The Witcher's recast from Henry Cavill to Liam Hemsworth has been the topic of many discussions: is Henry even replaceable? Can Liam do it? How will they pull it off in the show? Producer Tomek Baginski has now shared some light on his plans for the new Geralt – and they are kind of disappointing.
There have been lots and lots of theories going on regarding how the switch from Henry Cavill to Liam Hemsworth will be pulled off in season 4 of Netflix's The Witcher. Will it be a multiverse thing, sending Hemsworth's Witcher in from another world? Will they just do it without explanation? Is it even going to be the same White Wolf we know and love?
In a recent interview, producer Tomek Baginski seems to have once again changed his mind about how he's planning on introducing Liam Hemsworth as Geralt of Rivia. At first, it seemed like he wanted to do it MCU-style, thinking it would be book-accurate, but now the direction seems to be a completely different one.
The Switch From Cavill To Hemsworth Might Be Really Disappointing
Cavill's departure was obviously a tough pill to swallow, but the show must go on and having Liam Hemsworth pick up the torch is not his fault. He's having a hard time as it is, having big shoes to fill in Henry's absence in addition to deal with already disappointed fans.
The execution of the switcheroo is the key to getting into the fans' good graces again, that's just common sense, so it's been a huge topic of discussion how they are going to pull it off. Baginski has teased some possibilities, mainly hinting at some multiverse where a younger, more Hemsworthy-y Geralt is from, bottom line being that the recast would be lore-accurate.
While the multiverse would not be book-accurate at all (true, there are multiple worlds, but they are all different, it's really not that hard), there are lots of other possibilities to explain Geralt's new face: a spell that went sideways, new mutations, you get the idea.
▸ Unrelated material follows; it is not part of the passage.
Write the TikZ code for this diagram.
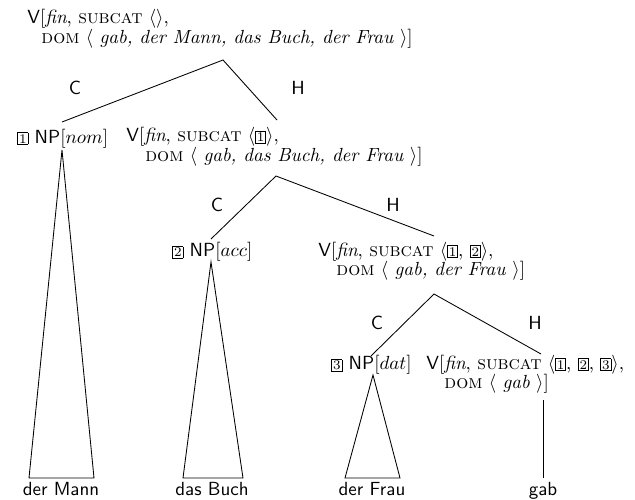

Tomek Baginski's interpretation of the books might vary from everyone else's, though: according to him, with the fifth installment of the books by Andrzej Sapkowski, the story turned from fantasy into "a philosophical discourse on the nature of reality."
That's not the only time Baginski has talked about the "core ideas" he sees in The Witcher. He told The Express that while the show won't have the time to deeply explore some of those ideas, but "one of the big topics in The Witcher world is that every story can be told from many, many POVs – and sometimes, those POCs and those versions of the stories are very, very different from what we though was the truth."
Baginski is pretty set on book five's "meta ideas" – and one of those is that legends like those about Geralt of Rivia have been told over and over again over decades, being warped into some different version of what actually happened.
There's also the thing that some years down the line, there's not a single portrait of Ciri to be found and in the future, nobody knows for sure what she looked like.
If that's the road Baginski is going for and the whole explanation for Geralt's new face is "well, some people say he looked like this, others say he looked like that. We don't know," then the disappointment hits a whole new level: losing Cavill without even coming up with a good explanation? Geralt deserves better. An intro scene for season 4, narrating how "some of the story was lost to time" or whatever, might be the worst case.
As for now, it's all speculation, though: and the theories have been running wild for a while with each and every new hint Baginski gave in various interviews. He seems to enjoy keeping us on our toes and teasing fans relentlessly, doesn't he? Let's just hope for the best.